#### Problem description
Transcribe each line exactly.

--- START Data excerpt ---

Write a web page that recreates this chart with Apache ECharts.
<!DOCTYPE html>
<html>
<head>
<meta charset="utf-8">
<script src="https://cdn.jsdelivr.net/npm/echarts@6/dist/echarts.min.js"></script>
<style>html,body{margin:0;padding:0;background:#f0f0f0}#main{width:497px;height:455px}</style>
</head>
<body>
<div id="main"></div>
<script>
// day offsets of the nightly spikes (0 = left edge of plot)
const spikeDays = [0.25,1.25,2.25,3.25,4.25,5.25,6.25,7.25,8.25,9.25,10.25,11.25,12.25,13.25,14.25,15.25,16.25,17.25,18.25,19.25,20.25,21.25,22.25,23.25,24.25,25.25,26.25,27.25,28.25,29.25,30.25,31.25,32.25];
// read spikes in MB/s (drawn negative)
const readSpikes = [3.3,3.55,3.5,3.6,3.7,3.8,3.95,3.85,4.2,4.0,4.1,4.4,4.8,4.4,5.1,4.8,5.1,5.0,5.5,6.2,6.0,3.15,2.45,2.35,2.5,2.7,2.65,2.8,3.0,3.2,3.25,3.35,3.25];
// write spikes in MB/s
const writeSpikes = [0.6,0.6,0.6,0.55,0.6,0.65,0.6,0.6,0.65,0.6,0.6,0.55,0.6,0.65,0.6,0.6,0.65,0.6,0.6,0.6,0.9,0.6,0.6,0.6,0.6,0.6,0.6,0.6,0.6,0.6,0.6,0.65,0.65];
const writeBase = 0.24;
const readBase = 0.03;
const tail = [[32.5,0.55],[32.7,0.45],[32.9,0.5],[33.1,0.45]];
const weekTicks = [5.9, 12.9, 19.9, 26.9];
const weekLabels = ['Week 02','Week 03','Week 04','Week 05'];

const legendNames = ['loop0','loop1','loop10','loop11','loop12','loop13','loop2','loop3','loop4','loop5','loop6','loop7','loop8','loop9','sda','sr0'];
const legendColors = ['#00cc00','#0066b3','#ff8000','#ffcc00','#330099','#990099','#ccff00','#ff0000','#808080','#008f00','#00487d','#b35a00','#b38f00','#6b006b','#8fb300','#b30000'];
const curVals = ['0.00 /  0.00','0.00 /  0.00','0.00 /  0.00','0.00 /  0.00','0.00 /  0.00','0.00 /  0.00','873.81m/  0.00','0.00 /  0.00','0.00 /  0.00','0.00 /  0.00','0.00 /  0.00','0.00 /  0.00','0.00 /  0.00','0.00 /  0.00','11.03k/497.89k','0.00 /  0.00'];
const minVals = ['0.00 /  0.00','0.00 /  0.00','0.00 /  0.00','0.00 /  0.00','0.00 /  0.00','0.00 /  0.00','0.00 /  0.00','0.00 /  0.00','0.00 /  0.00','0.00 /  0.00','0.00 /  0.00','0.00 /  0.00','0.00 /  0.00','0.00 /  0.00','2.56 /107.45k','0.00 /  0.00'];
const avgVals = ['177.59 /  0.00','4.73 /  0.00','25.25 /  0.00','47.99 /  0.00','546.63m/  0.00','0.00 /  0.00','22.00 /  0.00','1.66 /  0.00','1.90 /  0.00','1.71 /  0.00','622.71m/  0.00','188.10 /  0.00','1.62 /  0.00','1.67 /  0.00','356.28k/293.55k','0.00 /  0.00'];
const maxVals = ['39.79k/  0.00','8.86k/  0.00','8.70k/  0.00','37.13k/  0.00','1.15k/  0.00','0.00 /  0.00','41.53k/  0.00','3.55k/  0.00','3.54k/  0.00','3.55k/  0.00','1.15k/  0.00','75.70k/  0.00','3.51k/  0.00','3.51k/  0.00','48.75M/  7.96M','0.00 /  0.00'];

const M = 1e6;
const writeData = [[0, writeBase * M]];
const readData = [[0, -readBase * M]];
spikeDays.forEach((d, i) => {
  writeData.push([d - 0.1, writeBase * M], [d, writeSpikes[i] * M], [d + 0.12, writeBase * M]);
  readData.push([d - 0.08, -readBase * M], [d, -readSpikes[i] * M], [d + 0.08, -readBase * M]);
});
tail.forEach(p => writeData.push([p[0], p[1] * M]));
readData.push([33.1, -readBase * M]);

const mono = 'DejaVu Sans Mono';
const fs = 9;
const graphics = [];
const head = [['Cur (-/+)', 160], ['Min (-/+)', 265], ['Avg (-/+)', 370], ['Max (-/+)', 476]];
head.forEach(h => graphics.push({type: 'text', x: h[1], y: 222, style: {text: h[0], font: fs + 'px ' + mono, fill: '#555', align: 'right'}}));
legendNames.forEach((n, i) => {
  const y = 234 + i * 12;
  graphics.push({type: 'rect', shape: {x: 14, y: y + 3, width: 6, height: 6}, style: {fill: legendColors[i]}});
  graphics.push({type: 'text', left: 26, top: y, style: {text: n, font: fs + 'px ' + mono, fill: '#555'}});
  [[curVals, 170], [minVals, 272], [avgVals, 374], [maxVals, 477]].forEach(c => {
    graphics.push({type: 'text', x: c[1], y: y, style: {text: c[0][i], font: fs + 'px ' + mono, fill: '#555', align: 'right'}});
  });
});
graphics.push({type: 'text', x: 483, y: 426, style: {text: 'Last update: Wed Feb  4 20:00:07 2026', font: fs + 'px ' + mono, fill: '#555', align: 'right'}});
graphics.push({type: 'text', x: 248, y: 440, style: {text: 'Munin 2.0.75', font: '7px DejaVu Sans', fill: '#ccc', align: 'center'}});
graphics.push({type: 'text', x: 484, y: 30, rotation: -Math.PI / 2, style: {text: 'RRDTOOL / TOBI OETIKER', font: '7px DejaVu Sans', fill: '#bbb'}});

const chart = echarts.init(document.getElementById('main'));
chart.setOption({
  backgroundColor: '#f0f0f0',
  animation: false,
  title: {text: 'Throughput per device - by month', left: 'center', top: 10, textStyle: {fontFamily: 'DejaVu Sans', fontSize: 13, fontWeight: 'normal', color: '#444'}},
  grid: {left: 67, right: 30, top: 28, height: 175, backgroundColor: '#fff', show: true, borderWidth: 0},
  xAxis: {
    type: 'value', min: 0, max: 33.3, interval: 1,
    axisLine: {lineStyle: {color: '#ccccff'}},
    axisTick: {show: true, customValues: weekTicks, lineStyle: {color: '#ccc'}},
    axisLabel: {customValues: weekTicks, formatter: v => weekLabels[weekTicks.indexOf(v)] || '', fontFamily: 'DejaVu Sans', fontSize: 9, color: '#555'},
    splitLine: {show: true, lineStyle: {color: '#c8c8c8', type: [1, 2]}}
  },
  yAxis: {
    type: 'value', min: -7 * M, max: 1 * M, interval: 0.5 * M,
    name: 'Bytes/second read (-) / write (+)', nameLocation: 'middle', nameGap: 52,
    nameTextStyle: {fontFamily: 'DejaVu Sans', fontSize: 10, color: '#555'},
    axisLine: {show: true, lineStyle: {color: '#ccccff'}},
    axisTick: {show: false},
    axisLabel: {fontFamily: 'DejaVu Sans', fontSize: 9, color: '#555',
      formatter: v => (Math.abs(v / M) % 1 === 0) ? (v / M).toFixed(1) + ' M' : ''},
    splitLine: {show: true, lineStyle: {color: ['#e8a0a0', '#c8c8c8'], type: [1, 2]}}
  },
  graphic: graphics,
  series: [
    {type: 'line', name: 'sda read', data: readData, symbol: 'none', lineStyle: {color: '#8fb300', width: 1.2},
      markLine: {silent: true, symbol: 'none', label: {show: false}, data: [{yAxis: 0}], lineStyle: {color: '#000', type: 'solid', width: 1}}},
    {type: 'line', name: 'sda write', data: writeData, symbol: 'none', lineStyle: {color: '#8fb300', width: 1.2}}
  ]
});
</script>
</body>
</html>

--- END Data excerpt ---

#### Finished answer
Write a web page that recreates this chart with Apache ECharts.
<!DOCTYPE html>
<html>
<head>
<meta charset="utf-8">
<script src="https://cdn.jsdelivr.net/npm/echarts@6/dist/echarts.min.js"></script>
<style>html,body{margin:0;padding:0;background:#f0f0f0}#main{width:497px;height:455px}</style>
</head>
<body>
<div id="main"></div>
<script>
// day offsets of the nightly spikes (0 = left edge of plot)
const spikeDays = [0.25,1.25,2.25,3.25,4.25,5.25,6.25,7.25,8.25,9.25,10.25,11.25,12.25,13.25,14.25,15.25,16.25,17.25,18.25,19.25,20.25,21.25,22.25,23.25,24.25,25.25,26.25,27.25,28.25,29.25,30.25,31.25,32.25];
// read spikes in MB/s (drawn negative)
const readSpikes = [3.3,3.55,3.5,3.6,3.7,3.8,3.95,3.85,4.2,4.0,4.1,4.4,4.8,4.4,5.1,4.8,5.1,5.0,5.5,6.2,6.0,3.15,2.45,2.35,2.5,2.7,2.65,2.8,3.0,3.2,3.25,3.35,3.25];
// write spikes in MB/s
const writeSpikes = [0.6,0.6,0.6,0.55,0.6,0.65,0.6,0.6,0.65,0.6,0.6,0.55,0.6,0.65,0.6,0.6,0.65,0.6,0.6,0.6,0.9,0.6,0.6,0.6,0.6,0.6,0.6,0.6,0.6,0.6,0.6,0.65,0.65];
const writeBase = 0.24;
const readBase = 0.03;
const tail = [[32.5,0.55],[32.7,0.45],[32.9,0.5],[33.1,0.45]];
const weekTicks = [5.9, 12.9, 19.9, 26.9];
const weekLabels = ['Week 02','Week 03','Week 04','Week 05'];

const legendNames = ['loop0','loop1','loop10','loop11','loop12','loop13','loop2','loop3','loop4','loop5','loop6','loop7','loop8','loop9','sda','sr0'];
const legendColors = ['#00cc00','#0066b3','#ff8000','#ffcc00','#330099','#990099','#ccff00','#ff0000','#808080','#008f00','#00487d','#b35a00','#b38f00','#6b006b','#8fb300','#b30000'];
const curVals = ['0.00 /  0.00','0.00 /  0.00','0.00 /  0.00','0.00 /  0.00','0.00 /  0.00','0.00 /  0.00','873.81m/  0.00','0.00 /  0.00','0.00 /  0.00','0.00 /  0.00','0.00 /  0.00','0.00 /  0.00','0.00 /  0.00','0.00 /  0.00','11.03k/497.89k','0.00 /  0.00'];
const minVals = ['0.00 /  0.00','0.00 /  0.00','0.00 /  0.00','0.00 /  0.00','0.00 /  0.00','0.00 /  0.00','0.00 /  0.00','0.00 /  0.00','0.00 /  0.00','0.00 /  0.00','0.00 /  0.00','0.00 /  0.00','0.00 /  0.00','0.00 /  0.00','2.56 /107.45k','0.00 /  0.00'];
const avgVals = ['177.59 /  0.00','4.73 /  0.00','25.25 /  0.00','47.99 /  0.00','546.63m/  0.00','0.00 /  0.00','22.00 /  0.00','1.66 /  0.00','1.90 /  0.00','1.71 /  0.00','622.71m/  0.00','188.10 /  0.00','1.62 /  0.00','1.67 /  0.00','356.28k/293.55k','0.00 /  0.00'];
const maxVals = ['39.79k/  0.00','8.86k/  0.00','8.70k/  0.00','37.13k/  0.00','1.15k/  0.00','0.00 /  0.00','41.53k/  0.00','3.55k/  0.00','3.54k/  0.00','3.55k/  0.00','1.15k/  0.00','75.70k/  0.00','3.51k/  0.00','3.51k/  0.00','48.75M/  7.96M','0.00 /  0.00'];

const M = 1e6;
const writeData = [[0, writeBase * M]];
const readData = [[0, -readBase * M]];
spikeDays.forEach((d, i) => {
  writeData.push([d - 0.1, writeBase * M], [d, writeSpikes[i] * M], [d + 0.12, writeBase * M]);
  readData.push([d - 0.08, -readBase * M], [d, -readSpikes[i] * M], [d + 0.08, -readBase * M]);
});
tail.forEach(p => writeData.push([p[0], p[1] * M]));
readData.push([33.1, -readBase * M]);

const mono = 'DejaVu Sans Mono';
const fs = 9;
const graphics = [];
const head = [['Cur (-/+)', 160], ['Min (-/+)', 265], ['Avg (-/+)', 370], ['Max (-/+)', 476]];
head.forEach(h => graphics.push({type: 'text', x: h[1], y: 222, style: {text: h[0], font: fs + 'px ' + mono, fill: '#555', align: 'right'}}));
legendNames.forEach((n, i) => {
  const y = 234 + i * 12;
  graphics.push({type: 'rect', shape: {x: 14, y: y + 3, width: 6, height: 6}, style: {fill: legendColors[i]}});
  graphics.push({type: 'text', left: 26, top: y, style: {text: n, font: fs + 'px ' + mono, fill: '#555'}});
  [[curVals, 170], [minVals, 272], [avgVals, 374], [maxVals, 477]].forEach(c => {
    graphics.push({type: 'text', x: c[1], y: y, style: {text: c[0][i], font: fs + 'px ' + mono, fill: '#555', align: 'right'}});
  });
});
graphics.push({type: 'text', x: 483, y: 426, style: {text: 'Last update: Wed Feb  4 20:00:07 2026', font: fs + 'px ' + mono, fill: '#555', align: 'right'}});
graphics.push({type: 'text', x: 248, y: 440, style: {text: 'Munin 2.0.75', font: '7px DejaVu Sans', fill: '#ccc', align: 'center'}});
graphics.push({type: 'text', x: 484, y: 30, rotation: -Math.PI / 2, style: {text: 'RRDTOOL / TOBI OETIKER', font: '7px DejaVu Sans', fill: '#bbb'}});

const chart = echarts.init(document.getElementById('main'));
chart.setOption({
  backgroundColor: '#f0f0f0',
  animation: false,
  title: {text: 'Throughput per device - by month', left: 'center', top: 10, textStyle: {fontFamily: 'DejaVu Sans', fontSize: 13, fontWeight: 'normal', color: '#444'}},
  grid: {left: 67, right: 30, top: 28, height: 175, backgroundColor: '#fff', show: true, borderWidth: 0},
  xAxis: {
    type: 'value', min: 0, max: 33.3, interval: 1,
    axisLine: {lineStyle: {color: '#ccccff'}},
    axisTick: {show: true, customValues: weekTicks, lineStyle: {color: '#ccc'}},
    axisLabel: {customValues: weekTicks, formatter: v => weekLabels[weekTicks.indexOf(v)] || '', fontFamily: 'DejaVu Sans', fontSize: 9, color: '#555'},
    splitLine: {show: true, lineStyle: {color: '#c8c8c8', type: [1, 2]}}
  },
  yAxis: {
    type: 'value', min: -7 * M, max: 1 * M, interval: 0.5 * M,
    name: 'Bytes/second read (-) / write (+)', nameLocation: 'middle', nameGap: 52,
    nameTextStyle: {fontFamily: 'DejaVu Sans', fontSize: 10, color: '#555'},
    axisLine: {show: true, lineStyle: {color: '#ccccff'}},
    axisTick: {show: false},
    axisLabel: {fontFamily: 'DejaVu Sans', fontSize: 9, color: '#555',
      formatter: v => (Math.abs(v / M) % 1 === 0) ? (v / M).toFixed(1) + ' M' : ''},
    splitLine: {show: true, lineStyle: {color: ['#e8a0a0', '#c8c8c8'], type: [1, 2]}}
  },
  graphic: graphics,
  series: [
    {type: 'line', name: 'sda read', data: readData, symbol: 'none', lineStyle: {color: '#8fb300', width: 1.2},
      markLine: {silent: true, symbol: 'none', label: {show: false}, data: [{yAxis: 0}], lineStyle: {color: '#000', type: 'solid', width: 1}}},
    {type: 'line', name: 'sda write', data: writeData, symbol: 'none', lineStyle: {color: '#8fb300', width: 1.2}}
  ]
});
</script>
</body>
</html>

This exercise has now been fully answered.